“Google has had enormous difficulty diversifying and while it continues to control such a dynamic and lucrative segment of tech, it faces stiffening competition in the heart and soul of its balance sheet from Microsoft, Yahoo, Apple and a host of upstarts,” Jim Goldman writes for CNBC.
“Make no mistake: Google still has plenty going for it,” Goldman writes. “On any given day, 63 percent of the world’s searches are done on Google. That’s a staggering stat. But that’s where Google’s story still begins and ends, even after so many attempts at generating new revenue from other streams.”
“I liken Google to a kind of trust-fund baby for tech: The company got mega bucks at a very early age, and ever since it has been trying to come up with creative ways to spend it, and far-flung business ventures to make even more,” Goldman writes. “Remember that Google spent over $1 billion on its YouTube acquisition, but even after all these years, the deal still isn’t generating any material profits.”

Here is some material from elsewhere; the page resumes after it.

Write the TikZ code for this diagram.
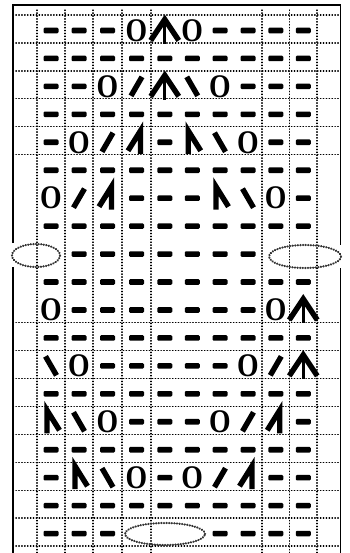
\documentclass[tikz,border=0pt]{standalone}
\usepackage{fontspec}
\newfontfamily\oserif{Liberation Serif}
\tikzset{
  pics/kdash/.style={code={\fill[rounded corners=1.2pt] (-7.5,-2.8) rectangle (7.5,2.8);}},
  pics/kktwo/.style={code={\draw[kstroke] (-5.5,9.5) -- (5.5,-9.5);}},
  pics/kssk/.style={code={\draw[kstroke] (-5.5,-9.5) -- (5.5,9.5);}},
  pics/kcdd/.style={code={\draw[kstroke] (-14,10) -- (0,-11) -- (14,10); \draw[line width=3.2pt] (0,-11) -- (0,13.5);}},
  pics/kdecl/.style={code={\draw[kstroke] (-8.5,8.5) -- (4,-11.5) -- (4,11.5);}},
  pics/kdecr/.style={code={\draw[kstroke] (8.5,8.5) -- (-4,-11.5) -- (-4,11.5);}},
}
\begin{document}
\begin{tikzpicture}[x=1pt,y=-1pt,
  gridline/.style={line width=1.3pt, line cap=round, dash pattern=on 0.5pt off 2.4pt, black},
  frameline/.style={line width=1.8pt, black},
  bead/.style={line width=2.3pt, line cap=round, dash pattern=on 0.2pt off 2.4pt, black!80},
  yo/.style={font=\oserif\bfseries\fontsize{33}{33}\selectfont, inner sep=0pt, xscale=0.84},
  kstroke/.style={line width=5.4pt, line join=miter, black},
]
\useasboundingbox (0,0) rectangle (349,553);
% cell centres
\foreach \c/\x in {1/51,2/79,3/107.5,4/136.5,5/164.75,6/192.25,7/220,8/248,9/275.75,10/303.25}
  \foreach \r in {1,...,19}
    \coordinate (c\c-\r) at (\x,{15+27.95*(\r-0.5)+1.5});
% grid
\foreach \x in {37,65,93,122,151,262,289.5,317}
  \draw[gridline] (\x,10) -- (\x,553);
\foreach \k in {0,1,2,3,4,5,11,12,13,14,15,16,17,18,19}
  \draw[gridline] (13,{15+27.95*\k}) -- (340.5,{15+27.95*\k});
% frame
\draw[frameline] (13,553) -- (13,267);
\draw[frameline] (13,243) -- (13,5) -- (340.5,5) -- (340.5,245);
\draw[frameline] (340.5,268) -- (340.5,553);
% purl dashes
\foreach \r in {2,4,...,18}
  \foreach \c in {1,...,10}
    \pic at (c\c-\r) {kdash};
\foreach \r/\cs in {1/{1,2,3,7,8,9,10},3/{1,2,8,9,10},5/{1,5,9,10},7/{4,5,6,10},
                    9/{2,3,4,5,6,7,8},11/{2,3,4,5,6,7,8},13/{3,4,5,6,7},
                    15/{4,5,6,10},17/{1,5,9,10},19/{1,2,3,7,8,9,10}}
  \foreach \c in \cs
    \pic at (c\c-\r) {kdash};
% yarn overs
\foreach \c/\r in {4/1,6/1,3/3,7/3,2/5,8/5,1/7,9/7,1/11,9/11,2/13,8/13,3/15,7/15,4/17,6/17}
  \node[yo] (yo-\c-\r) at (c\c-\r) {O};
% decreases
\foreach \c/\r in {4/3,3/5,2/7,9/13,8/15,7/17}
  \pic at (c\c-\r) {kktwo};
\foreach \c/\r in {6/3,7/5,8/7,1/13,2/15,3/17}
  \pic at (c\c-\r) {kssk};
\foreach \c/\r in {5/1,5/3,10/11,10/13}
  \pic at (c\c-\r) {kcdd};
\foreach \c/\r in {4/5,3/7,9/15,8/17}
  \pic at (c\c-\r) {kdecl};
\foreach \c/\r in {6/5,7/7,1/15,2/17}
  \pic at (c\c-\r) {kdecr};
% dotted ellipses
\draw[bead] (36,255.5) ellipse [x radius=24pt, y radius=11.5pt];
\draw[bead] (305,256.5) ellipse [x radius=36pt, y radius=11.5pt];
\draw[bead] (165,534) ellipse [x radius=40pt, y radius=11pt];
\end{tikzpicture}
\end{document}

“Google is indeed at a crossroads,” Goldman writes. “The company gets major kudos for investing heavily in research in development; having lived in and covered the Silicon Valley for the past 20 years, I happen to love Google’s throw-it-against-the-wall-and-see-if-it-sticks approach to innovation.”
Goldman writes, “But Google also has to tread carefully and keep its swagger under control. It’s bitter break-up with Apple is a classic example of Google’s heavy hand and what might have been behind-the-scenes duplicity (oh, no way, we’re going to compete with you. Oh wait, we’re competing with you!) That cost Google what could have been a great corporate partnership and cost CEO Eric Schmidt his friendship with Steve Jobs.”